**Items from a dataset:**
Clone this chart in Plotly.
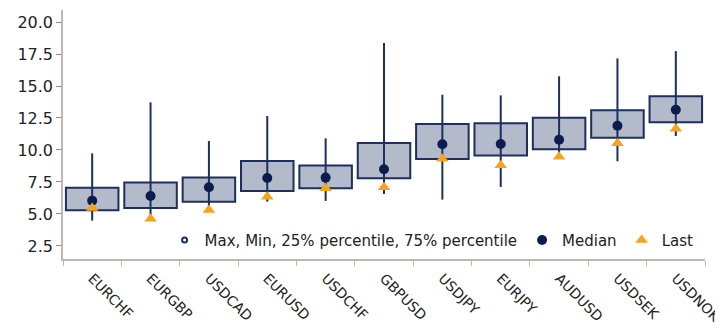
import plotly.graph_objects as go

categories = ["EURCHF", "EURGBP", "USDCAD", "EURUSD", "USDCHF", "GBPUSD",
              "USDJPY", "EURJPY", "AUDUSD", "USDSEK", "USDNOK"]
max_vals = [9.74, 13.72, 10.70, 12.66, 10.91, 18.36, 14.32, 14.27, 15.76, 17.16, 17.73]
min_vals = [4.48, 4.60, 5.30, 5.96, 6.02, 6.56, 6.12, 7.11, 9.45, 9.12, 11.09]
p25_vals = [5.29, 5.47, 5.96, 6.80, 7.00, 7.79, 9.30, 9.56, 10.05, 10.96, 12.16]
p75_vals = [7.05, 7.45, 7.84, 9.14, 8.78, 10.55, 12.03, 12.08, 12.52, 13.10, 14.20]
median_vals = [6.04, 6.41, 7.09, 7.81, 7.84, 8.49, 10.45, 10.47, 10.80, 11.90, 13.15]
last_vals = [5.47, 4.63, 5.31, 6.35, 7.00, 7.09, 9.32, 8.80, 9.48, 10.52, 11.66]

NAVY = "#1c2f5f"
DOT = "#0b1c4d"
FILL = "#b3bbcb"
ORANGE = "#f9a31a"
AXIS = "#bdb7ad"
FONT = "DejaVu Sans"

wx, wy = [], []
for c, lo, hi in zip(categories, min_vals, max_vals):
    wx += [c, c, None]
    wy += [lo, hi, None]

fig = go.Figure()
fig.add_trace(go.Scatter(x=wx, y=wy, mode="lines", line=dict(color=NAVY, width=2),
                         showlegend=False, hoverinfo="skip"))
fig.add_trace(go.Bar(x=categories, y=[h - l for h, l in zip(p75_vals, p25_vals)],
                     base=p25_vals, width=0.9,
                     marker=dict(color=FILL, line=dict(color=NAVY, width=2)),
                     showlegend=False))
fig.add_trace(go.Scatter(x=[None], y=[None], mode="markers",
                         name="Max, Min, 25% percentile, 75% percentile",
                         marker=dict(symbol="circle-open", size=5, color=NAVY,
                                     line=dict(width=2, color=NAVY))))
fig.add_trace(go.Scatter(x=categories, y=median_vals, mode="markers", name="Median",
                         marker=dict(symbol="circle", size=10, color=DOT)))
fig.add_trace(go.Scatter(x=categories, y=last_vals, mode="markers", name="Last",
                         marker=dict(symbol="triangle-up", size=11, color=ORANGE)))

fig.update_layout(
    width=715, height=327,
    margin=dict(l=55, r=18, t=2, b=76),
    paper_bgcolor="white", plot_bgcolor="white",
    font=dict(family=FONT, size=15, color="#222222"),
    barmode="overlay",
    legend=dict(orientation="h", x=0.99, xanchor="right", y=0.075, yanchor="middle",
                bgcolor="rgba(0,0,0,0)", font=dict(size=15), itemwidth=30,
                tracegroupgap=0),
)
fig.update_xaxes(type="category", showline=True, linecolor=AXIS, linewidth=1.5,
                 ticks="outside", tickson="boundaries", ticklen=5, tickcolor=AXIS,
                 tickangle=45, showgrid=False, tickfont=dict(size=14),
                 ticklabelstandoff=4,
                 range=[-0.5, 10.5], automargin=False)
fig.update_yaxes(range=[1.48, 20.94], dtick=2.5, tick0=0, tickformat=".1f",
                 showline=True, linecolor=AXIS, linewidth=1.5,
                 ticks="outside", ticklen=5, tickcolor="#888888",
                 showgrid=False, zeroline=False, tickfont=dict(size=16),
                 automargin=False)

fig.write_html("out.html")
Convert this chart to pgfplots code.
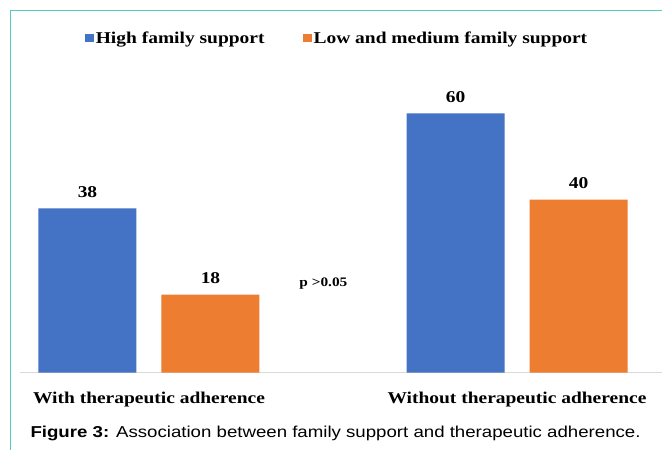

**Prompt:** Please repeat exactly the data above from its first line to the line that contains "wy += [lo, hi, None]", inclusive, and leave every picture out.

**Response to the task:**
Clone this chart in Plotly.
import plotly.graph_objects as go

categories = ["EURCHF", "EURGBP", "USDCAD", "EURUSD", "USDCHF", "GBPUSD",
              "USDJPY", "EURJPY", "AUDUSD", "USDSEK", "USDNOK"]
max_vals = [9.74, 13.72, 10.70, 12.66, 10.91, 18.36, 14.32, 14.27, 15.76, 17.16, 17.73]
min_vals = [4.48, 4.60, 5.30, 5.96, 6.02, 6.56, 6.12, 7.11, 9.45, 9.12, 11.09]
p25_vals = [5.29, 5.47, 5.96, 6.80, 7.00, 7.79, 9.30, 9.56, 10.05, 10.96, 12.16]
p75_vals = [7.05, 7.45, 7.84, 9.14, 8.78, 10.55, 12.03, 12.08, 12.52, 13.10, 14.20]
median_vals = [6.04, 6.41, 7.09, 7.81, 7.84, 8.49, 10.45, 10.47, 10.80, 11.90, 13.15]
last_vals = [5.47, 4.63, 5.31, 6.35, 7.00, 7.09, 9.32, 8.80, 9.48, 10.52, 11.66]

NAVY = "#1c2f5f"
DOT = "#0b1c4d"
FILL = "#b3bbcb"
ORANGE = "#f9a31a"
AXIS = "#bdb7ad"
FONT = "DejaVu Sans"

wx, wy = [], []
for c, lo, hi in zip(categories, min_vals, max_vals):
    wx += [c, c, None]
    wy += [lo, hi, None]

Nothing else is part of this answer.